In this work, we present CoCal, an interpretable and consistent object parsing framework based on dictionary-based mask transformer. Designed around Contrastive Components and Logical Constraints, CoCal rethinks existing cluster-based mask transformer architectures used in segmentation; Specifically, CoCal utilizes a set of dictionary components, with each component being explicitly linked to a specific semantic class. To advance this concept, CoCal introduces a hierarchical formulation of dictionary components that aligns with the semantic hierarchy. This is achieved through the integration of both within-level contrastive components and cross-level logical constraints. Concretely, CoCal employs a component-wise contrastive algorithm at each semantic level, enabling the contrasting of dictionary components within the same class against those from different classes. Furthermore, CoCal addresses logical concerns by ensuring that the dictionary component representing a particular part is closer to its corresponding object component than to those of other objects through a cross-level contrastive learning objective. To further enhance our logical relation modeling, we implement a post-processing function inspired by the principle that a pixel assigned to a part should also be assigned to its corresponding object. With these innovations, CoCal establishes a new state-of-the-art performance on both PartImageNet and Pascal-Part-108, outperforming previous methods by a significant margin of 2.08% and 0.70% in part mIoU, respectively. Moreover, CoCal exhibits notable enhancements in object-level metrics across these benchmarks, highlighting its capacity to not only refine parsing at a finer level but also elevate the overall quality of object segmentation.

Paper Structure

This paper contains 16 sections, 8 equations, 4 figures, 4 tables.

Figures (4)

  • Figure 1: Illustration of the proposed component-wise contrastive objectives. CoCal establishes two discriminative dictionaries at the part and object levels. Within the same semantic level, part/object components of the same classes are pulled closer ($\rightarrow\leftarrow$), while those of different classes are pushed apart ($\leftarrow\rightarrow$) (i.e., contrastive components). At the cross-semantic level, part components and their corresponding object components are pulled closer and vice versa (i.e. logical constraints).
  • Figure 2: Meta-architecture of the proposed CoCal. CoCal builds on top of an off-the-shelf clustering-based mask transformer, incorporating dictionary components that function as the cluster centers for each semantic class. Throughout training, the dictionary components in CoCal are updated via both mask-wise objectives from the transformer and contrastive objectives from the dictionary.
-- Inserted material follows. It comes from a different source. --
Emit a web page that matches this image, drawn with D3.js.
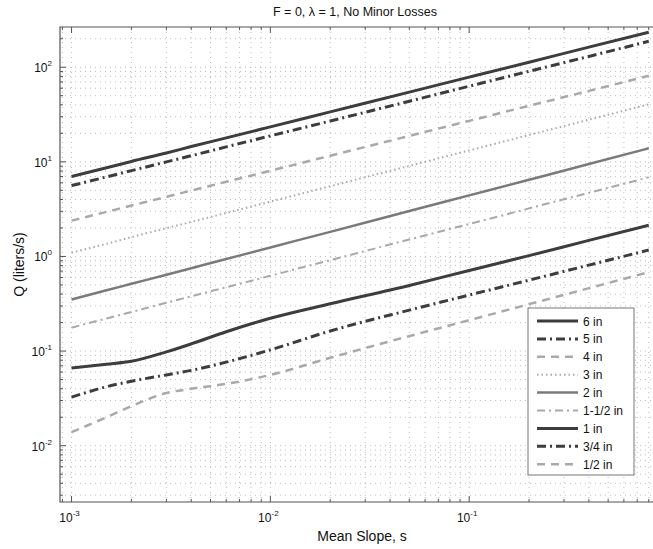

During testing, CoCal adopts a straightforward inference approach by executing nearest neighbor search of the pixel features on the dictionary components.
  • Figure 3: Illustration of logical constraints at inference. In this picture, a reptile-head and reptile-body are wrongly predicted as the snake-head and snake-body, respectively. CoCal corrects the wrong prediction by computing the logical path probability through multiplying the part-level probability and object-level probability and re-assigns the labels along the path thus producing the correct part prediction.
  • Figure 4: Qualitative comparison for CoCal and kMaX-DeepLab on PartImageNet. Note that CoCal produces much more accurate object parsing results with precise boundaries (e.g., row 1) and fewer missed detections (e.g., row 2 & 3).